Instead of spending the summer morning sleeping, a group of high school students inspected, tested and traded a hodgepodge of items during an experiment at the Summer Accelerated Math [and science] Camp (SAMC), sponsored by the University of Chicago Urban Education Institute (UEI). As part of the month-long camp devoted to math and science, students were testing the PH-levels of common household items including Windex, lemonade, baking soda and laundry detergent while charting the acidity levels on a continuum from “basic” to “extremely acidic.”
UEI’s University of Chicago Charter School students mixed with scholars from the Urban Prep and Perspectives charter networks, as a University of Chicago Urban Teacher Education Program (UChicago UTEP is a 2-year MA degree granting program) resident taught the lesson. The experiments made for lively conversation. One student was inspired to consider acid rain and its effect on the environment, which led to a fruitful discussion about how rising PH levels from pollution can affect the ecosystem and the food chain.
UChicago UTEP resident Caitlin Bonham commented to her class, “Acid rain can be a real problem. There’s a lake in New York that has a PH-level of 4.2.” After a collective gasp from the audience, she continued, “This level of acidity makes it impossible to sustain the life that would normally reside there.”
Intently watching the experiments and developing conversations, Vande Vusse, chair of the science department at Urban Prep Englewood Campus, said, “I am so impressed by the Urban Teacher Education Program residents who have been leading this camp. They know how to engage students. They are really great, and go into the teaching profession with their eyes wide open. The level of preparation is wonderful.”
Across the hall from Bonham’s class, younger students (7-9th grade) were group problem solving a mathematics puzzle with other UChicago UTEP residents and instructors. One of the camp interns, and a former camper, L’tajah Dixon, explained why she got involved with SAMC.
“When I was younger, my teacher told me about the camp and encouraged me to take part. At first, I didn’t want to at all. I wasn’t sure I would enjoy learning about science and math more than having my summer freedom,” said Dixon who just graduated from Perspectives Calumet. “She convinced me to do it. Since then, I have been a part of the camp every year. It’s a great opportunity to explore deeper math than in the classroom. It’s more hands on, with more use of technology and learning games. I’ve learned a lot.”
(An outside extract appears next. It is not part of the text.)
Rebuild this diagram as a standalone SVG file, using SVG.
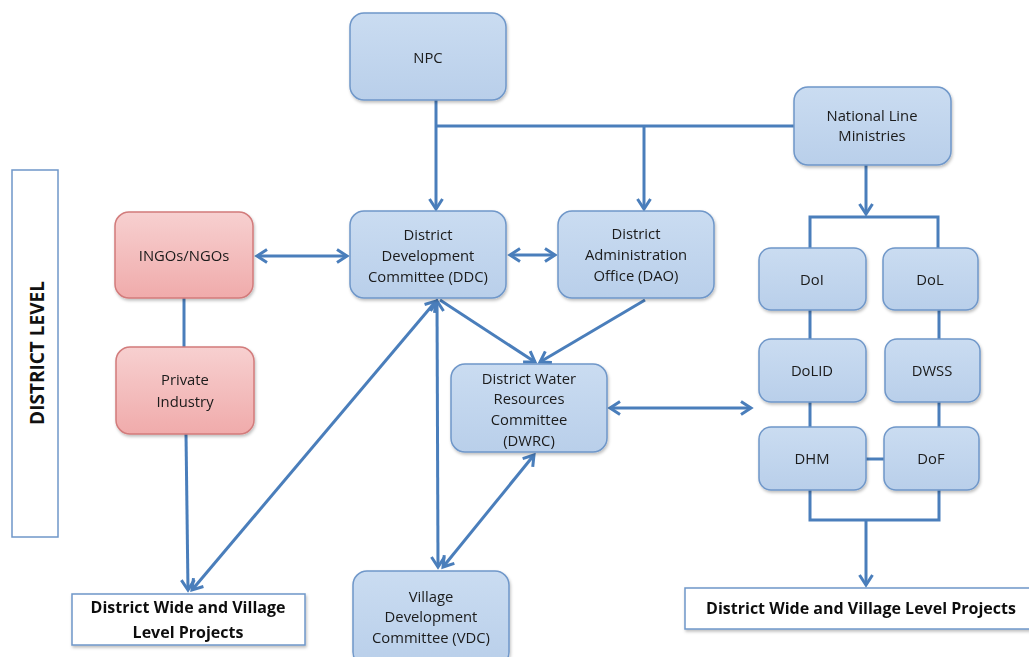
<svg xmlns="http://www.w3.org/2000/svg" width="1029" height="657" viewBox="0 0 1029 657">
<style>
.blue{fill:url(#gb);stroke:#6f97c9;stroke-width:1.5}
.red{fill:url(#gr);stroke:#d27b7b;stroke-width:1.5}
.t{font-family:"Open Sans","Liberation Sans",sans-serif;font-size:14.8px;fill:#1a1a1a;text-anchor:middle}
.b{font-family:"Open Sans","Liberation Sans",sans-serif;font-size:16px;font-weight:bold;fill:#111;text-anchor:middle}
.c{fill:none;stroke:#4a7ebb;stroke-width:3}
.w{fill:#fff;stroke:#6f97c9;stroke-width:1.5}
</style>
<defs>
<linearGradient id="gb" x1="0" y1="0" x2="0" y2="1"><stop offset="0" stop-color="#cadcf1"/><stop offset="1" stop-color="#b9cfea"/></linearGradient>
<linearGradient id="gr" x1="0" y1="0" x2="0" y2="1"><stop offset="0" stop-color="#f7d0d0"/><stop offset="1" stop-color="#f0abab"/></linearGradient>
<filter id="sh" x="-10%" y="-10%" width="125%" height="130%"><feDropShadow dx="1" dy="2" stdDeviation="1.5" flood-color="#000" flood-opacity="0.25"/></filter>
<marker id="a" markerUnits="userSpaceOnUse" markerWidth="16" markerHeight="16" viewBox="0 0 16 16" refX="13" refY="8" orient="auto-start-reverse"><path d="M3,1.5 L13,8 L3,14.5" fill="none" stroke="#4a7ebb" stroke-width="3"/></marker>
</defs>

<g id="connectors">
<path class="c" d="M436,100 V209" marker-end="url(#a)"/>
<path class="c" d="M436,126 H794"/>
<path class="c" d="M644,126 V209" marker-end="url(#a)"/>
<path class="c" d="M257,256 H347" marker-start="url(#a)" marker-end="url(#a)"/>
<path class="c" d="M510,255 H555" marker-start="url(#a)" marker-end="url(#a)"/>
<path class="c" d="M184,298 V347"/>
<path class="c" d="M186,434 L188,590" marker-end="url(#a)"/>
<path class="c" d="M436,301 L192,590" marker-start="url(#a)" marker-end="url(#a)"/>
<path class="c" d="M437,301 L438,567" marker-start="url(#a)" marker-end="url(#a)"/>
<path class="c" d="M440,300 L535,362" marker-end="url(#a)"/>
<path class="c" d="M645,300 L540,362" marker-end="url(#a)"/>
<path class="c" d="M610,408 H751" marker-start="url(#a)" marker-end="url(#a)"/>
<path class="c" d="M534,455 L443,567" marker-start="url(#a)" marker-end="url(#a)"/>
<path class="c" d="M866,165 V214" marker-end="url(#a)"/>
<path class="c" d="M810,248 V217 H938 V248"/>
<path class="c" d="M810,310 V339 M810,402 V427"/>
<path class="c" d="M939,310 V339 M939,402 V427"/>
<path class="c" d="M866,459 H884"/>
<path class="c" d="M810,490 V520 H939 V490"/>
<path class="c" d="M866,520 V585" marker-end="url(#a)"/>
</g>

<g id="district-level">
<rect class="w" x="12" y="170" width="46" height="367"/>
<text transform="translate(44,353) rotate(-90)" font-family="'Open Sans','Liberation Sans',sans-serif" font-size="19" font-weight="bold" fill="#111" text-anchor="middle">DISTRICT LEVEL</text>
</g>

<g id="npc" filter="url(#sh)">
<rect class="blue" x="350" y="13" width="156" height="87" rx="14"/>
<text class="t" x="428" y="63">NPC</text>
</g>

<g id="nlm" filter="url(#sh)">
<rect class="blue" x="794" y="87" width="157" height="78" rx="14"/>
<text class="t" x="872" y="121">National Line</text>
<text class="t" x="872" y="141">Ministries</text>
</g>

<g id="ddc" filter="url(#sh)">
<rect class="blue" x="350" y="211" width="156" height="87" rx="14"/>
<text class="t" x="428" y="240">District</text>
<text class="t" x="428" y="261">Development</text>
<text class="t" x="428" y="282">Committee (DDC)</text>
</g>

<g id="dao" filter="url(#sh)">
<rect class="blue" x="558" y="211" width="156" height="87" rx="14"/>
<text class="t" x="636" y="239">District</text>
<text class="t" x="636" y="260">Administration</text>
<text class="t" x="636" y="281">Office (DAO)</text>
</g>

<g id="ngos" filter="url(#sh)">
<rect class="red" x="115" y="212" width="138" height="86" rx="14"/>
<text class="t" x="184" y="261">INGOs/NGOs</text>
</g>

<g id="private" filter="url(#sh)">
<rect class="red" x="116" y="347" width="138" height="87" rx="14"/>
<text class="t" x="185" y="385">Private</text>
<text class="t" x="185" y="407">Industry</text>
</g>

<g id="dwrc" filter="url(#sh)">
<rect class="blue" x="451" y="364" width="156" height="88" rx="14"/>
<text class="t" x="529" y="384">District Water</text>
<text class="t" x="529" y="404">Resources</text>
<text class="t" x="529" y="425">Committee</text>
<text class="t" x="529" y="446">(DWRC)</text>
</g>

<g id="vdc" filter="url(#sh)">
<rect class="blue" x="353" y="571" width="156" height="95" rx="14"/>
<text class="t" x="431" y="602">Village</text>
<text class="t" x="431" y="622">Development</text>
<text class="t" x="431" y="643">Committee (VDC)</text>
</g>

<g id="doi" filter="url(#sh)">
<rect class="blue" x="759" y="248" width="107" height="62" rx="12"/>
<text class="t" x="812" y="285">DoI</text>
</g>
<g id="dol" filter="url(#sh)">
<rect class="blue" x="883" y="248" width="95" height="62" rx="12"/>
<text class="t" x="930" y="285">DoL</text>
</g>
<g id="dolid" filter="url(#sh)">
<rect class="blue" x="759" y="339" width="107" height="63" rx="12"/>
<text class="t" x="812" y="376">DoLID</text>
</g>
<g id="dwss" filter="url(#sh)">
<rect class="blue" x="885" y="339" width="95" height="63" rx="12"/>
<text class="t" x="932" y="376">DWSS</text>
</g>
<g id="dhm" filter="url(#sh)">
<rect class="blue" x="759" y="427" width="107" height="63" rx="12"/>
<text class="t" x="812" y="464">DHM</text>
</g>
<g id="dof" filter="url(#sh)">
<rect class="blue" x="884" y="427" width="95" height="63" rx="12"/>
<text class="t" x="931" y="464">DoF</text>
</g>

<g id="projects-left" filter="url(#sh)">
<rect class="w" x="72" y="594" width="233" height="51"/>
<text class="b" x="188" y="613">District Wide and Village</text>
<text class="b" x="188" y="638">Level Projects</text>
</g>

<g id="projects-right" filter="url(#sh)">
<rect class="w" x="685" y="588" width="350" height="41"/>
<text class="b" x="861" y="614">District Wide and Village Level Projects</text>
</g>
</svg>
SAMC is free to participants. Students learn to use mathematics, logic, biology, and the life sciences to deepen their technical knowledge and interest. The program combines classroom instruction, group work, and field research (with visits to the Indiana Dunes and the Warren Woods in Michigan). At the close of the camp, students give presentations on projects they have developed throughout the month. This year, mathematics topics include linear, quadratic, and exponential patterns and polynomial patterns that can be analyzed using finite differences. On the science side, presentations were made on plant and animal biodiversity, as well as ecology and sustainability. Field research was conducted at Jackson Park and the Indiana Dunes.
Doug O’Roark, director of Secondary Math and Biology at UChicago UTEP, said, “The camp gives kids a chance to explore deep problems and to demonstrate persistence in the face of a challenge. At the same time, the lead teachers and UChicago UTEP residents are given extended time to reflect on their practice in a manner not often feasible during the regular school year."